Natural Gas Markets Driven by Regional Factors Compared to Crude Oil: EIA

Natural gas markets have a tendency to react to regional factors while crude oil markets respond swiftly and most times drastically to world events, according to a April 29 report from the U.S. Energy Information Administration.

The correlation of daily price movements across the West Texas Intermediate, or WTI, and Brent are typically above 0.90. However recent volatility in the spread between the prices lowered the number to 0.44. Measures of correlation range from positive one, which indicates a very strong relationship in the same direction, to negative one, which shows a strong relationship for movements in opposite directions. By comparison, the U.S. Henry Hub, Asia’s Japan/Korea LNG (JKM), and the UK National Balancing Point (NBP) international natural gas benchmarks show slight correlation indicating little to no relationship between daily returns. Historically, natural gas contract prices have been, in part, determined by crude oil prices. However, in the present situation, comparing crude oil benchmarks to the international benchmarks for natural gas shows little correlation.
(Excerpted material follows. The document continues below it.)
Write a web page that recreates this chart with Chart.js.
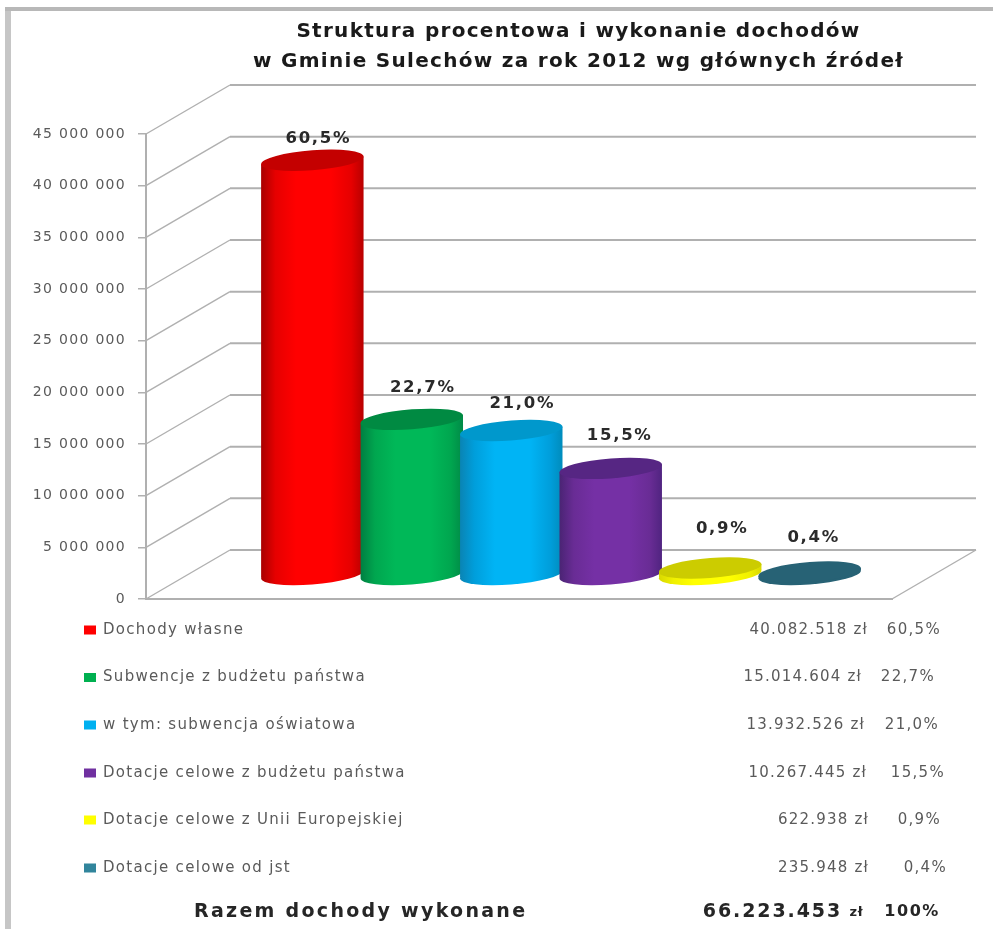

Crude oil is mainly transported by tanker or pipeline, and refiners trade in short-term contracts usually acquiring oil 90 days in advance. Differences among crude oils, such as density and sulfur content influence the price. Events that lead to shortage or surplus in one region can quickly impact prices, creating arbitrage opportunities by moving oil to other places

On the other hand, the quality of natural gas is standardized as it enters the pipeline delivery system. Although primarily transported by pipeline, natural gas is also shipped by tankers in the liquefied form. The conversion process for liquefied natural gas, or LNG, is  expensive, leading to costs sometimes being higher than the input cost of natural gas.

In the past, natural gas trade has been hindered by high costs and transportation logistics which kept regional markets isolated. However, the number of LNG importers and exporters hiked in 2019 leading to a trade volume increase of 34 percent, in response to rising global demand.